** Aim **
Take every line that has the string "with" and copy it out.
--- Start of Record excerpts ---
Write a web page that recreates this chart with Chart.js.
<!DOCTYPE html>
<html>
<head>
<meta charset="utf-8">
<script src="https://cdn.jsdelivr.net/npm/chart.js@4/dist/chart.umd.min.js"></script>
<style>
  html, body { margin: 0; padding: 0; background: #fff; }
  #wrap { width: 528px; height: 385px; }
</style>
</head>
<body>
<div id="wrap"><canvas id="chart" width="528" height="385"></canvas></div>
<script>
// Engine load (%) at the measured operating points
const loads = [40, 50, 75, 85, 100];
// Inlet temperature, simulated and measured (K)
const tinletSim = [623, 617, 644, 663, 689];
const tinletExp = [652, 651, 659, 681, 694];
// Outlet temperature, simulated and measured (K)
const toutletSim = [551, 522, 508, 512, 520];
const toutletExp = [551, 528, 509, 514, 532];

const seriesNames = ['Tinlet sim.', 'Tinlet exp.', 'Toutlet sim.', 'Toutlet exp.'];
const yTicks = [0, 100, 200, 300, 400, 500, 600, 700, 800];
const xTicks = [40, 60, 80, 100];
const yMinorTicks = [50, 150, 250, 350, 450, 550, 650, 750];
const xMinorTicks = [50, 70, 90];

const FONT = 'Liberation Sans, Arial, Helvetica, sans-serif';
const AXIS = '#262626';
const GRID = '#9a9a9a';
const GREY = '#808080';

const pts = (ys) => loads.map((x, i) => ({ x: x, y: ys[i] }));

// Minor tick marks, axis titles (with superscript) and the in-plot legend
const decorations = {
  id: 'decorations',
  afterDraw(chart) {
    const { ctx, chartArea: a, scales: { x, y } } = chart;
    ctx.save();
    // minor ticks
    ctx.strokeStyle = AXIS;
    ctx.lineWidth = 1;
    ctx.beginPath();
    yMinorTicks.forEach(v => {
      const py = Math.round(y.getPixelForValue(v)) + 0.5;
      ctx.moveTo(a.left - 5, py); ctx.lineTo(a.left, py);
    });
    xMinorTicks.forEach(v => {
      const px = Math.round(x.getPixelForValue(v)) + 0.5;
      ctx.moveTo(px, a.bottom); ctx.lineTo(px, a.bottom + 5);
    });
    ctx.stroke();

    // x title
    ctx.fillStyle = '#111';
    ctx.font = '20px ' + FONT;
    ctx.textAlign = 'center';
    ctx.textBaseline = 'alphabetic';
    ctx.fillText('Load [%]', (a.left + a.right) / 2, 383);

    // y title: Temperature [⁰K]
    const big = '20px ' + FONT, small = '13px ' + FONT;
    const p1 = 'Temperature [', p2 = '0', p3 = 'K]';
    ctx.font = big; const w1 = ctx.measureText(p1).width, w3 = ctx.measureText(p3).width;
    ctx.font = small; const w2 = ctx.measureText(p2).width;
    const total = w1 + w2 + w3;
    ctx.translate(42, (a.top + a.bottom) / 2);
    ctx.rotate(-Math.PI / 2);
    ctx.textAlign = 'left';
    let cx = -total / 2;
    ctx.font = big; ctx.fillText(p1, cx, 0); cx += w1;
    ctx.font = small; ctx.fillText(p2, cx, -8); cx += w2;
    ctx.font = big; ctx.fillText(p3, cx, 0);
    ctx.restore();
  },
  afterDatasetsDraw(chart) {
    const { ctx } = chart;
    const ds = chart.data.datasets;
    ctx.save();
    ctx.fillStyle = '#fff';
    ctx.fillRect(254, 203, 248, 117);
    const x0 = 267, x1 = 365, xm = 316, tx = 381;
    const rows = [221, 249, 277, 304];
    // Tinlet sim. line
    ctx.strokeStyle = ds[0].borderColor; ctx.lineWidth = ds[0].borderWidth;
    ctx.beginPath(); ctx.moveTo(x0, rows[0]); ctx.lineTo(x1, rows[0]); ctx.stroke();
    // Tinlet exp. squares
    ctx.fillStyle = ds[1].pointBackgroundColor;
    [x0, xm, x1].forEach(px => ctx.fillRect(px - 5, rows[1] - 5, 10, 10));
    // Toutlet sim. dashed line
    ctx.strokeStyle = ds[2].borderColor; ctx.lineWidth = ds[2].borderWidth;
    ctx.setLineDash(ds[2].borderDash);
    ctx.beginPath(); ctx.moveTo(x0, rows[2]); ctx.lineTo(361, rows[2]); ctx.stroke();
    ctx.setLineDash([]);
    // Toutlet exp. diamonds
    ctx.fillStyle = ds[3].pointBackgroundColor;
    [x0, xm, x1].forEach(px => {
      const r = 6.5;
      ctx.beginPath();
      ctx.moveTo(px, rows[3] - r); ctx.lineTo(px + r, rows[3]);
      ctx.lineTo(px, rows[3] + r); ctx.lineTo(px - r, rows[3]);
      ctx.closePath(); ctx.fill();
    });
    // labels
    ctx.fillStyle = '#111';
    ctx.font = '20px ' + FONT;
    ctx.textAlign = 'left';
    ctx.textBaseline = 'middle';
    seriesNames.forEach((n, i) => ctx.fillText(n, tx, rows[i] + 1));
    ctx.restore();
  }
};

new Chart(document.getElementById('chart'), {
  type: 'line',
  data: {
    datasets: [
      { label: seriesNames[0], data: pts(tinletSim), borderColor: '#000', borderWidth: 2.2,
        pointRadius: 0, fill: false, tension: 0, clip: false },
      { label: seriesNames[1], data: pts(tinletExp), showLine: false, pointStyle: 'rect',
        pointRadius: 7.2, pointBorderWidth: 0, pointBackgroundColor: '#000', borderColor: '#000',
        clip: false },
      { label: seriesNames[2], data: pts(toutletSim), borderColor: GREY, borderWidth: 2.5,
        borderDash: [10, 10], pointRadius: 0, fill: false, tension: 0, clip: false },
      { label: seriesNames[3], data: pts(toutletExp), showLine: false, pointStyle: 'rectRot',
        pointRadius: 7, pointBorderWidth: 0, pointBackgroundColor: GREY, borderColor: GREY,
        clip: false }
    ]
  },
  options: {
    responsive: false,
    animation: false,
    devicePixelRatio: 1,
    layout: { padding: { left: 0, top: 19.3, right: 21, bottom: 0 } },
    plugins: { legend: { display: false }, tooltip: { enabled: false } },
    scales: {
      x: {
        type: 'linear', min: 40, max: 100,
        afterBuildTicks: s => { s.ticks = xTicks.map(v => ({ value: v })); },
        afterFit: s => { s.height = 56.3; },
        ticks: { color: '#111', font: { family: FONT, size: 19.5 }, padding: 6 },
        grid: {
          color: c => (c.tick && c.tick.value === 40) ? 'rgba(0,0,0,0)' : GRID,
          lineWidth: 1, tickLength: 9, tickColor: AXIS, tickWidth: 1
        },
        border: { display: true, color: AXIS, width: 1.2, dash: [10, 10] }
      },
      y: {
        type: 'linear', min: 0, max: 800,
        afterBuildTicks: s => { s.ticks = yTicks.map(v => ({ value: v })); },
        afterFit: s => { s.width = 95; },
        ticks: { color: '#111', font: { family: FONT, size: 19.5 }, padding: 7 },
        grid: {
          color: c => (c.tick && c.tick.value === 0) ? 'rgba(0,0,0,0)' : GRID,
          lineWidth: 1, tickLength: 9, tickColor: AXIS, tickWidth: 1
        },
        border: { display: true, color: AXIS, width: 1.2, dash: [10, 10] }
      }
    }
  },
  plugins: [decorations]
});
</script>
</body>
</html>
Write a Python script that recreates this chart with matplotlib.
--- End of Record excerpts ---
** Exercise response **
Write a web page that recreates this chart with Chart.js.
// Minor tick marks, axis titles (with superscript) and the in-plot legend
Write a Python script that recreates this chart with matplotlib.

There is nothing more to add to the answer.